Yesterday the High Court upheld the constitutional validity of provisions of the Migration Act which concerned the power of the Minister to designate a country as a regional processing country. The decision also confirmed the validity of two particular decisions that had been made pursuant to the provisions the subject of the challenge (Plaintiff S156/2013 v Minister for Immigration and Border Protection [2014] HCA 22). The Court's decision was unanimous.

The case is of interest to all Commonwealth decision-makers as it is a clear statement of the Court's approach to the issue of relevant considerations, and a helpful reminder of the Court's reticence to interfere with a legislative provision which has an immediate operation within a field assigned to the Commonwealth as a subject of legislative power.

Background

The provisions in issue in Plaintiff S156 were included in amendments to the Migration Act made following the High Court's 2011 decision in Plaintiff M70. In Plaintiff M70 the High Court found that the Minister's declaration of Malaysia (pursuant to the Act as it then existed) as a country to which asylum seekers could be taken for processing was not valid. The Court's finding was essentially that, in the light of the Act as it existed at the time, the Minister could not validly declare a country as a country to which asylum seekers can be taken for processing unless that country, as a matter of fact, satisfied particular criteria (which criteria essentially related to the protection of people granted refugee status).

Following the decision in Plaintiff M70, changes were made to the Migration Act which allowed the Minister to designate a country as a regional processing country. The only express condition in the relevant section for the exercise of the power was that "the Minister thinks that it is in the national interest to designate the country to be a regional processing country". The Act expressly provided that the designation of a country to be a regional processing country need not be determined by reference to the international obligations or domestic law of the country to be designated.

Pursuant to these new provisions, the Minister designated PNG to be a regional processing country

The challenge

Plaintiff S156/2013 was an unauthorised maritime arrival who had been removed to Manus Island. He challenged his removal on two grounds:

  • the Commonwealth did not have the power under the Constitution to amend the Act to create the regional processing scheme; and
  • the decision to designate PNG as a regional processing country was invalid as the Minister had failed to have regard to mandatory relevant considerations.

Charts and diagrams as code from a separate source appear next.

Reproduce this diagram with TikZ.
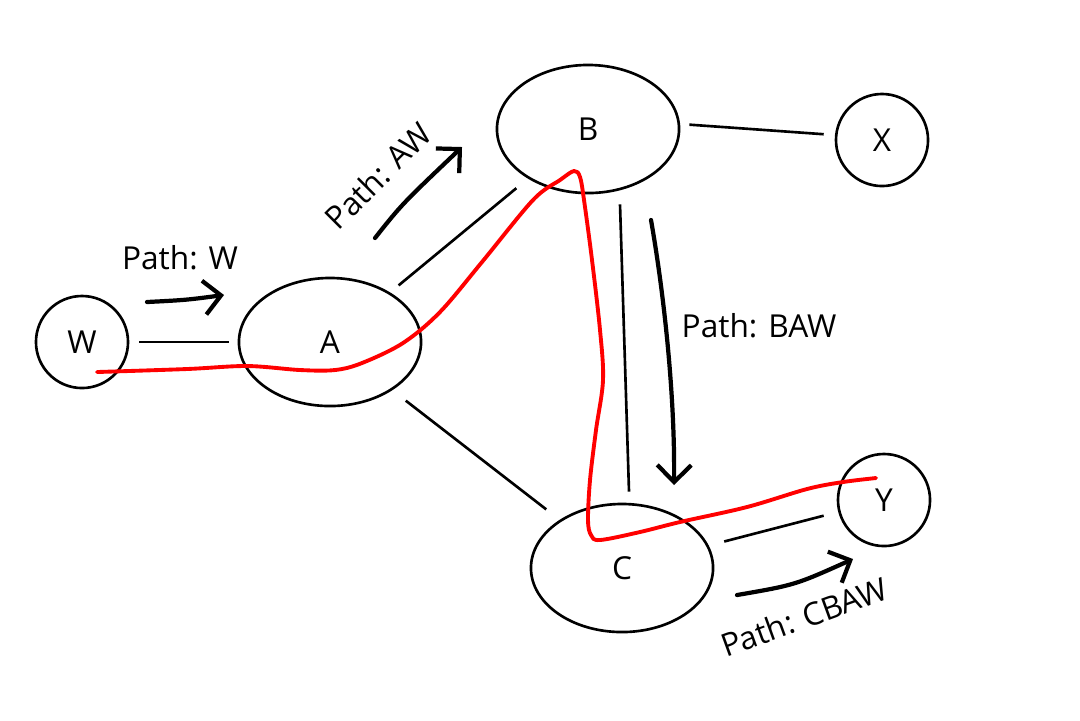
\documentclass[tikz,border=0pt]{standalone}
\usepackage{fontspec}
\setmainfont{Open Sans}
\usetikzlibrary{shapes.geometric,arrows.meta}
\begin{document}
\begin{tikzpicture}[x=0.01cm,y=-0.01cm,
  every node/.style={font=\fontsize{9}{11}\selectfont},
  smallnode/.style={circle,draw,line width=0.75pt,minimum size=0.92cm,inner sep=0pt},
  bignode/.style={ellipse,draw,line width=0.75pt,minimum width=1.82cm,minimum height=1.28cm,inner sep=0pt},
  link/.style={line width=0.75pt},
  patharrow/.style={line width=1.2pt,line cap=round,-{Straight Barb[length=1.7mm,width=3.4mm,line width=1.2pt]}},
  redpath/.style={red,line width=1.1pt,line cap=round,line join=round}]
\useasboundingbox (0,0) rectangle (1080,720);

\node[smallnode] (W) at (82,342) {W};
\node[bignode] (A) at (330,342) {A};
\node[bignode] (B) at (588,129) {B};
\node[smallnode] (X) at (882,140) {X};
\node[bignode] (C) at (622,568) {C};
\node[smallnode] (Y) at (884,500) {Y};

\draw[link,shorten <=1mm,shorten >=0.9mm] (W) -- (A);
\draw[link,shorten <=1.1mm,shorten >=1.5mm] (A) -- (B);
\draw[link,shorten <=0.9mm,shorten >=1.1mm] ([yshift=0.05cm]B.east) -- ([yshift=0.05cm]X.west);
\draw[link,shorten <=1.7mm,shorten >=1.7mm] (A) -- (C);
\draw[link] ([shift={(32,10)}]B.south) -- ([shift={(7,-11)}]C.north);
\draw[link,shorten <=1.6mm,shorten >=1.5mm] (C) -- (Y);

\coordinate (w1) at (147,302); \coordinate (w2) at (224,295);
\coordinate (a1) at (375,238); \coordinate (a2) at (462,147);
\coordinate (b1) at (651,220); \coordinate (b2) at (674,485);
\coordinate (c1) at (737,595); \coordinate (c2) at (853,559);
\draw[patharrow] (w1) .. controls (186,300) .. (w2);
\draw[patharrow] (a1) .. controls (402,204) .. (a2);
\draw[patharrow] (b1) .. controls (665,300) and (675,400) .. (b2);
\draw[patharrow] (c1) .. controls (795,585) .. (c2);

\node (lw) at (180,258) {Path: W};
\node[rotate=45] (law) at (378,176) {Path: AW};
\node (lb) at (759,326) {Path: BAW};
\node[rotate=20] (lc) at (804,617) {Path: CBAW};

\draw[redpath] plot[smooth,tension=0.55] coordinates {
 (97,372) (187,369) (247,366) (300,370) (335,370) (362,363) (403,343)
 (440,312) (482,262) (533,200) (560,180) (574,171) (580,177) (584,200)
 (592,260) (600,330) (603,380) (596,430) (590,480) (588,520) (591,535)
 (600,540) (640,532) (680,522) (747,507) (807,489) (843,482) (876,478)};
\end{tikzpicture}
\end{document}
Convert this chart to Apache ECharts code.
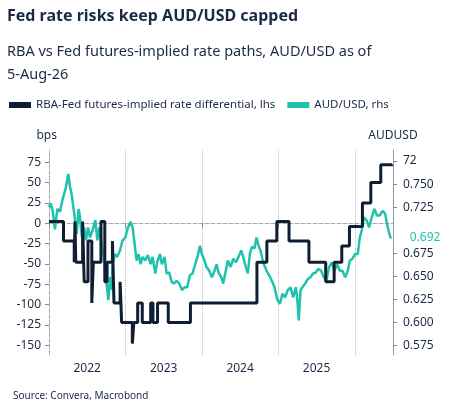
<!DOCTYPE html>
<html>
<head>
<meta charset="utf-8">
<script src="https://cdn.jsdelivr.net/npm/echarts@6/dist/echarts.min.js"></script>
<style>
body{margin:0;background:#fff;}
#chart{width:453px;height:415px;}
</style>
</head>
<body>
<div id="chart"></div>
<script>
// RBA-Fed differential (bps), step changes: [decimal year, level]
var diffYears=[2022.00,2022.19,2022.33,2022.34,2022.35,2022.44,2022.46,2022.51,2022.56,2022.58,2022.68,2022.73,2022.76,2022.83,2022.85,2022.93,2022.95,2023.09,2023.11,2023.16,2023.22,2023.33,2023.36,2023.42,2023.56,2023.85,2024.72,2024.85,2024.98,2025.14,2025.40,2025.62,2025.73,2025.83,2025.93,2026.10,2026.21,2026.34,2026.48];
var diffValues=[2,-22,-48,2,-48,2,-72,-22,-98,-48,2,-72,-48,-22,-98,-72,-122,-148,-122,-98,-122,-98,-122,-98,-122,-98,-48,-22,2,-22,-48,-72,-48,-28,-4,25,50,72,70];

// AUD/USD
var audYears=[2022.000,2022.022,2022.048,2022.078,2022.109,2022.144,2022.179,2022.218,2022.253,2022.275,2022.296,2022.327,2022.362,2022.388,2022.405,2022.431,2022.458,2022.484,2022.510,2022.536,2022.571,2022.606,2022.632,2022.658,2022.688,2022.719,2022.745,2022.776,2022.797,2022.815,2022.832,2022.863,2022.893,2022.928,2022.963,2022.998,2023.033,2023.068,2023.094,2023.120,2023.146,2023.172,2023.198,2023.224,2023.259,2023.294,2023.329,2023.355,2023.390,2023.416,2023.451,2023.477,2023.512,2023.538,2023.573,2023.603,2023.634,2023.669,2023.704,2023.739,2023.773,2023.808,2023.843,2023.878,2023.913,2023.948,2023.974,2024.000,2024.026,2024.061,2024.096,2024.131,2024.166,2024.192,2024.218,2024.253,2024.279,2024.305,2024.340,2024.375,2024.410,2024.444,2024.479,2024.514,2024.540,2024.575,2024.601,2024.627,2024.654,2024.688,2024.715,2024.741,2024.767,2024.802,2024.845,2024.880,2024.915,2024.950,2024.985,2025.020,2025.054,2025.089,2025.124,2025.159,2025.194,2025.229,2025.246,2025.268,2025.290,2025.316,2025.351,2025.386,2025.420,2025.455,2025.490,2025.525,2025.560,2025.595,2025.630,2025.664,2025.699,2025.734,2025.769,2025.804,2025.839,2025.874,2025.909,2025.935,2025.969,2026.004,2026.039,2026.065,2026.092,2026.118,2026.153,2026.187,2026.222,2026.257,2026.292,2026.327,2026.362,2026.397,2026.431,2026.466,2026.484];
var audValues=[0.725,0.729,0.721,0.701,0.723,0.720,0.734,0.745,0.761,0.747,0.739,0.720,0.696,0.723,0.714,0.692,0.703,0.689,0.703,0.692,0.700,0.711,0.689,0.703,0.685,0.671,0.649,0.624,0.649,0.635,0.663,0.674,0.671,0.678,0.689,0.692,0.703,0.709,0.703,0.685,0.667,0.674,0.663,0.671,0.667,0.673,0.663,0.671,0.653,0.665,0.674,0.663,0.671,0.653,0.654,0.644,0.642,0.645,0.642,0.635,0.638,0.638,0.651,0.653,0.663,0.673,0.683,0.674,0.669,0.660,0.656,0.649,0.656,0.663,0.654,0.649,0.642,0.653,0.667,0.660,0.669,0.665,0.671,0.678,0.671,0.660,0.653,0.674,0.682,0.680,0.692,0.683,0.678,0.665,0.656,0.651,0.645,0.638,0.625,0.620,0.631,0.627,0.635,0.638,0.627,0.638,0.627,0.602,0.635,0.638,0.642,0.647,0.649,0.653,0.654,0.658,0.656,0.649,0.645,0.660,0.665,0.656,0.663,0.656,0.656,0.649,0.656,0.667,0.669,0.674,0.674,0.692,0.700,0.714,0.711,0.703,0.714,0.723,0.716,0.716,0.721,0.718,0.703,0.692,0.692];

var leftTicks=[-150,-125,-100,-75,-50,-25,0,25,50,75];
var rightTicks=[0.575,0.6,0.625,0.65,0.675,0.725,0.75,0.775];
var yearTicks=[2022,2023,2024,2025,2026];
var yearLabels=[2022.5,2023.5,2024.5,2025.5];

var navy='#0f1e33', cyan='#1fc3ad', txt='#1b2a44';
var F='Noto Sans';

function zip(a,b){return a.map(function(x,i){return [x,b[i]];});}

var chart=echarts.init(document.getElementById('chart'));
chart.setOption({
  animation:false,
  textStyle:{fontFamily:F},
  title:[
    {text:'Fed rate risks keep AUD/USD capped',left:2,top:3,textStyle:{fontSize:16,fontWeight:'bold',color:txt,fontFamily:F}},
    {text:'RBA vs Fed futures-implied rate paths, AUD/USD as of\n5-Aug-26',left:2,top:35,textStyle:{fontSize:14.5,fontWeight:'normal',color:txt,lineHeight:23,fontFamily:F}},
    {text:'Source: Convera, Macrobond',left:8,top:386,textStyle:{fontSize:10,fontWeight:'normal',color:txt,fontFamily:F}}
  ],
  legend:{left:4,top:94,itemGap:12,itemWidth:22,itemHeight:6,textStyle:{fontSize:11.5,color:txt,fontFamily:F},
    data:[{name:'RBA-Fed futures-implied rate differential, lhs',icon:'rect'},{name:'AUD/USD, rhs',icon:'rect'}]},
  grid:{left:49,right:60,top:150,bottom:60},
  xAxis:{type:'value',min:2022,max:2026.5,interval:1,
    axisLine:{lineStyle:{color:'#aaa',type:'dashed'}},
    axisTick:{customValues:yearTicks,length:5,lineStyle:{color:'#888'}},
    axisLabel:{customValues:yearLabels,formatter:function(v){return Math.floor(v);},color:txt,fontSize:12},
    splitLine:{show:true,lineStyle:{color:'#bbb',type:'dotted'}}},
  yAxis:[
    {type:'value',min:-162,max:90,name:'bps',nameLocation:'end',nameGap:8,nameTextStyle:{color:txt,fontSize:12,align:'right',padding:[0,-8,0,0]},
      axisLine:{show:true,lineStyle:{color:'#aaa',type:'dashed'}},
      axisTick:{show:true,customValues:leftTicks,length:4,lineStyle:{color:'#888'}},
      axisLabel:{customValues:leftTicks,color:txt,fontSize:12},splitLine:{show:false}},
    {type:'value',min:0.5645,max:0.787,name:'AUDUSD',nameLocation:'end',nameGap:8,nameTextStyle:{color:txt,fontSize:12},
      axisLine:{show:true,lineStyle:{color:'#999'}},
      axisTick:{show:true,customValues:rightTicks,length:4,lineStyle:{color:'#888'}},
      axisLabel:{customValues:rightTicks,color:txt,fontSize:12,margin:10,formatter:function(v){return Math.abs(v-0.775)<1e-6?'72':v.toFixed(3);}},
      splitLine:{show:false}}
  ],
  series:[
    {name:'RBA-Fed futures-implied rate differential, lhs',type:'line',step:'end',yAxisIndex:0,showSymbol:false,
      data:zip(diffYears,diffValues),color:navy,lineStyle:{width:3,color:navy},z:3},
    {name:'AUD/USD, rhs',type:'line',yAxisIndex:1,showSymbol:false,
      data:zip(audYears,audValues),color:cyan,lineStyle:{width:2.5,color:cyan},z:2,
      endLabel:{show:true,formatter:function(p){return p.value[1].toFixed(3);},color:cyan,fontSize:12,distance:18}}
  ]
});
</script>
</body>
</html>
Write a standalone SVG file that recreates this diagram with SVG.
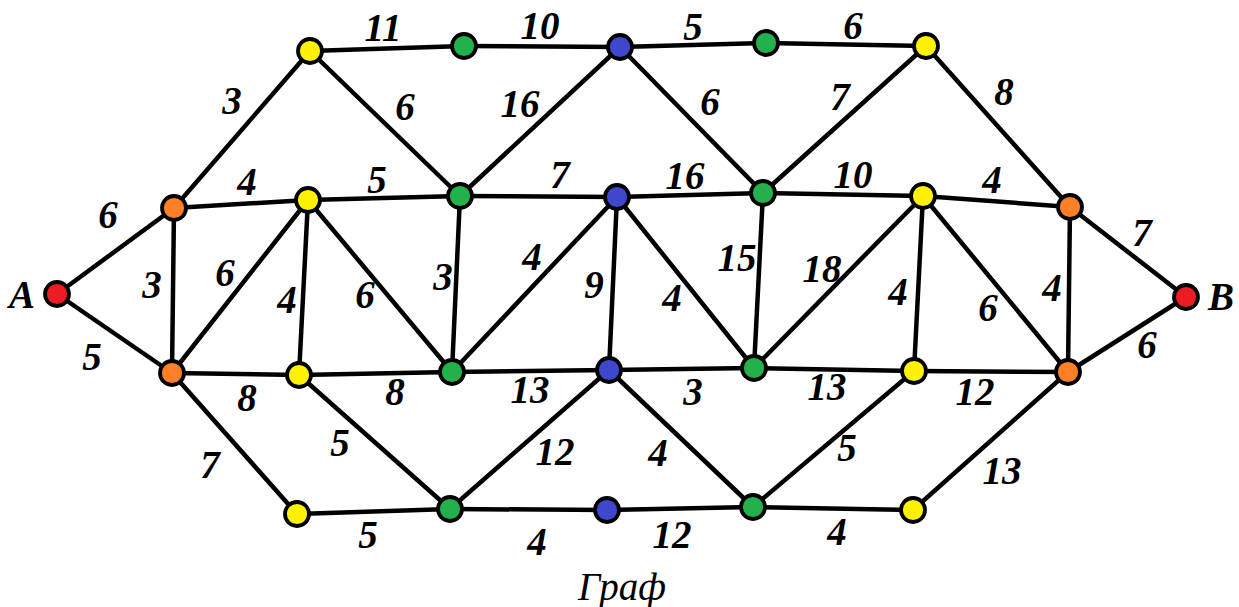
<svg xmlns="http://www.w3.org/2000/svg" width="1239" height="607" viewBox="0 0 1239 607">
<style>
.e{stroke:#000;stroke-width:4.5;fill:none;stroke-linecap:round}
.n{stroke:#000;stroke-width:3.8}
.y{fill:#FFF200}.g{fill:#22B14C}.b{fill:#3F48CC}.o{fill:#FF7F27}.r{fill:#ED1C24}
.l{font-family:"Liberation Serif","Times New Roman",serif;font-style:italic;font-weight:bold;font-size:39px;text-anchor:middle;fill:#000}
.c{font-family:"Liberation Serif","Times New Roman",serif;font-style:italic;font-size:39px;text-anchor:middle;fill:#000}
</style>
<rect width="1239" height="607" fill="#fff"/>
<g id="connectors">
<line class="e" x1="57" y1="294" x2="174" y2="208"/>
<line class="e" x1="57" y1="294" x2="172" y2="373"/>
<line class="e" x1="174" y1="208" x2="310" y2="51"/>
<line class="e" x1="174" y1="208" x2="308" y2="200"/>
<line class="e" x1="174" y1="208" x2="172" y2="373"/>
<line class="e" x1="172" y1="373" x2="308" y2="200"/>
<line class="e" x1="310" y1="51" x2="464" y2="46"/>
<line class="e" x1="464" y1="46" x2="620" y2="47"/>
<line class="e" x1="620" y1="47" x2="766" y2="43"/>
<line class="e" x1="766" y1="43" x2="926" y2="46"/>
<line class="e" x1="310" y1="51" x2="460" y2="196"/>
<line class="e" x1="460" y1="196" x2="620" y2="47"/>
<line class="e" x1="620" y1="47" x2="763" y2="193"/>
<line class="e" x1="763" y1="193" x2="926" y2="46"/>
<line class="e" x1="926" y1="46" x2="1070" y2="207"/>
<line class="e" x1="308" y1="200" x2="460" y2="196"/>
<line class="e" x1="460" y1="196" x2="617" y2="197"/>
<line class="e" x1="617" y1="197" x2="763" y2="193"/>
<line class="e" x1="763" y1="193" x2="923" y2="196"/>
<line class="e" x1="923" y1="196" x2="1070" y2="207"/>
<line class="e" x1="1070" y1="207" x2="1186" y2="297"/>
<line class="e" x1="308" y1="200" x2="299" y2="375"/>
<line class="e" x1="308" y1="200" x2="452" y2="372"/>
<line class="e" x1="460" y1="196" x2="452" y2="372"/>
<line class="e" x1="452" y1="372" x2="617" y2="197"/>
<line class="e" x1="617" y1="197" x2="609" y2="370"/>
<line class="e" x1="617" y1="197" x2="754" y2="368"/>
<line class="e" x1="763" y1="193" x2="754" y2="368"/>
<line class="e" x1="754" y1="368" x2="923" y2="196"/>
<line class="e" x1="923" y1="196" x2="914" y2="371"/>
<line class="e" x1="923" y1="196" x2="1068" y2="372"/>
<line class="e" x1="1070" y1="207" x2="1068" y2="372"/>
<line class="e" x1="1068" y1="372" x2="1186" y2="297"/>
<line class="e" x1="172" y1="373" x2="299" y2="375"/>
<line class="e" x1="299" y1="375" x2="452" y2="372"/>
<line class="e" x1="452" y1="372" x2="609" y2="370"/>
<line class="e" x1="609" y1="370" x2="754" y2="368"/>
<line class="e" x1="754" y1="368" x2="914" y2="371"/>
<line class="e" x1="914" y1="371" x2="1068" y2="372"/>
<line class="e" x1="172" y1="373" x2="297" y2="514"/>
<line class="e" x1="299" y1="375" x2="450" y2="509"/>
<line class="e" x1="450" y1="509" x2="609" y2="370"/>
<line class="e" x1="609" y1="370" x2="753" y2="507"/>
<line class="e" x1="753" y1="507" x2="914" y2="371"/>
<line class="e" x1="1068" y1="372" x2="913" y2="510"/>
<line class="e" x1="297" y1="514" x2="450" y2="509"/>
<line class="e" x1="450" y1="509" x2="607" y2="510"/>
<line class="e" x1="607" y1="510" x2="753" y2="507"/>
<line class="e" x1="753" y1="507" x2="913" y2="510"/>
</g>
<g id="labels">
<text class="l" x="383" y="41">11</text>
<text class="l" x="540" y="39">10</text>
<text class="l" x="693" y="40">5</text>
<text class="l" x="853" y="39">6</text>
<text class="l" x="232" y="114">3</text>
<text class="l" x="405" y="120">6</text>
<text class="l" x="520" y="117">16</text>
<text class="l" x="710" y="115">6</text>
<text class="l" x="840" y="110">7</text>
<text class="l" x="1004" y="105">8</text>
<text class="l" x="108" y="228">6</text>
<text class="l" x="247" y="195">4</text>
<text class="l" x="377" y="193">5</text>
<text class="l" x="560" y="188">7</text>
<text class="l" x="685" y="189">16</text>
<text class="l" x="853" y="188">10</text>
<text class="l" x="992" y="193">4</text>
<text class="l" x="1142" y="246">7</text>
<text class="l" x="152" y="298">3</text>
<text class="l" x="225" y="286">6</text>
<text class="l" x="287" y="313">4</text>
<text class="l" x="365" y="308">6</text>
<text class="l" x="443" y="290">3</text>
<text class="l" x="532" y="270">4</text>
<text class="l" x="594" y="298">9</text>
<text class="l" x="672" y="311">4</text>
<text class="l" x="737" y="271">15</text>
<text class="l" x="822" y="282">18</text>
<text class="l" x="898" y="305">4</text>
<text class="l" x="988" y="321">6</text>
<text class="l" x="1052" y="301">4</text>
<text class="l" x="92" y="370">5</text>
<text class="l" x="1147" y="358">6</text>
<text class="l" x="247" y="411">8</text>
<text class="l" x="395" y="405">8</text>
<text class="l" x="530" y="403">13</text>
<text class="l" x="693" y="405">3</text>
<text class="l" x="827" y="400">13</text>
<text class="l" x="975" y="405">12</text>
<text class="l" x="340" y="456">5</text>
<text class="l" x="210" y="478">7</text>
<text class="l" x="555" y="465">12</text>
<text class="l" x="658" y="466">4</text>
<text class="l" x="847" y="461">5</text>
<text class="l" x="1002" y="484">13</text>
<text class="l" x="368" y="548">5</text>
<text class="l" x="537" y="555">4</text>
<text class="l" x="672" y="548">12</text>
<text class="l" x="837" y="545">4</text>
<text class="l" x="22" y="308">A</text>
<text class="l" x="1221" y="310">B</text>
<text class="c" x="622" y="600">Граф</text>
</g>
<g id="nA"><circle class="n r" cx="57" cy="294" r="12"/></g>
<g id="nB"><circle class="n r" cx="1186" cy="297" r="12"/></g>
<g id="t1"><circle class="n y" cx="310" cy="51" r="12"/></g>
<g id="t2"><circle class="n g" cx="464" cy="46" r="12"/></g>
<g id="t3"><circle class="n b" cx="620" cy="47" r="12"/></g>
<g id="t4"><circle class="n g" cx="766" cy="43" r="12"/></g>
<g id="t5"><circle class="n y" cx="926" cy="46" r="12"/></g>
<g id="m0"><circle class="n o" cx="174" cy="208" r="12"/></g>
<g id="m1"><circle class="n y" cx="308" cy="200" r="12"/></g>
<g id="m2"><circle class="n g" cx="460" cy="196" r="12"/></g>
<g id="m3"><circle class="n b" cx="617" cy="197" r="12"/></g>
<g id="m4"><circle class="n g" cx="763" cy="193" r="12"/></g>
<g id="m5"><circle class="n y" cx="923" cy="196" r="12"/></g>
<g id="m6"><circle class="n o" cx="1070" cy="207" r="12"/></g>
<g id="l0"><circle class="n o" cx="172" cy="373" r="12"/></g>
<g id="l1"><circle class="n y" cx="299" cy="375" r="12"/></g>
<g id="l2"><circle class="n g" cx="452" cy="372" r="12"/></g>
<g id="l3"><circle class="n b" cx="609" cy="370" r="12"/></g>
<g id="l4"><circle class="n g" cx="754" cy="368" r="12"/></g>
<g id="l5"><circle class="n y" cx="914" cy="371" r="12"/></g>
<g id="l6"><circle class="n o" cx="1068" cy="372" r="12"/></g>
<g id="b1"><circle class="n y" cx="297" cy="514" r="12"/></g>
<g id="b2"><circle class="n g" cx="450" cy="509" r="12"/></g>
<g id="b3"><circle class="n b" cx="607" cy="510" r="12"/></g>
<g id="b4"><circle class="n g" cx="753" cy="507" r="12"/></g>
<g id="b5"><circle class="n y" cx="913" cy="510" r="12"/></g>
</svg>
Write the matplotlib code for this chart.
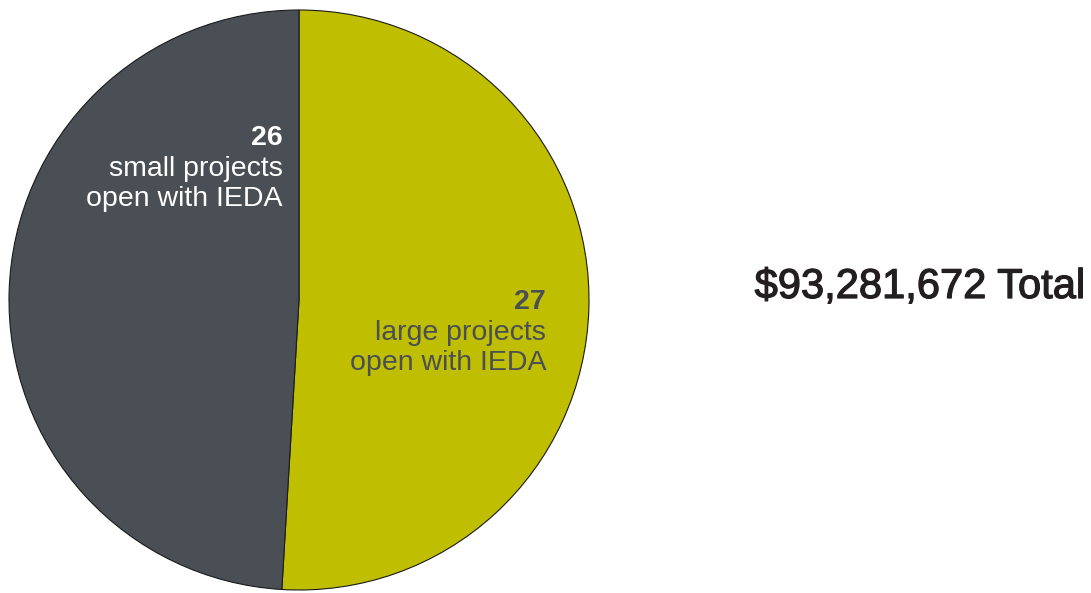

Constitutional validity and proportionality

The plaintiff accepted that the Commonwealth had the legislative power to create laws to remove unlawful non-citizens from Australia, pursuant to the aliens power in section 51(xix). The two sections in the Migration Act that he challenged, sections 198AB and 198AD, both operated to effect the removal of aliens from Australia.

However, the plaintiff contended that it was simply not enough that a law had an immediate operation within a field assigned to the Commonwealth as a subject of legislative power. The plaintiff contended that, to be constitutional, the law must also satisfy another test, one of proportionality. The plaintiff said that an assessment of proportionality may inform the issue of whether a sufficient connection existed between a law and a legislative head of power. In this case the plaintiff said the "scheme" went significantly further than merely regulating the entry of aliens to, or providing for their removal from, Australia.

The High Court rejected this argument. It found that even if the scheme was disproportionate to the ends of deterring unauthorised maritime arrival because of the uncertainty with subsequent processing of any refugee claims, the sections in issue say nothing about this. They only deal with the power to remove certain persons from Australia. Likewise, the Administrative Arrangements, which the plaintiff also claimed were disproportionate, are not part of the sections, and were not relevant to the issue of the connection of those provisions with the head of power. In short, the Court found that "the character of those provisions and their connection to a head of power are determined by reference to their terms, operation and effect".

What were the relevant considerations for the decision-maker?

The relevant legislative provision in issue allowed the Minister to designate a place as a "regional processing country" if "the Minister thinks that it is in the national interest to designate the country to be a regional processing country". The provision also provided that in considering the national interest the Minister must have regard to whether a particular county had given assurances to Australia on a range of issues (which the Minister did on this occasion) and may have regard to any other issue which in the opinion of the Minister, relates to the national interest.

Plaintiff S156/2013 argued however that there were a number of additional matters which were mandatory relevant considerations in relation to the Minister's decision to designate PNG as a regional processing country which were not taken into account and that therefore, the decision to designate PNG was invalid. In particular, the plaintiff contended that Australia's international law obligations, the need to consult the UNHCR, PNG's international obligations and domestic law and its capacity to implement its obligations were all matters that should have been taken into account by the Minister in his decision-making.

Significantly, the High Court stated that what is in the national interest is largely a "political question" and pointed out that "the fundamental difficulty with the plaintiff's argument is that there is no mandatory condition for the exercise of the power of designation under section 198AB apart from the formation by the Minister of an opinion that it is in the national interest to do so." The Court confirmed the longstanding principle that when a statute confers a discretion which is unconfined, the factors which may be taken into account are similarly unconfined. It concluded that there was nothing in the text or scope of the relevant subdivision that supported the implication of the further conditions contended for by the plaintiff.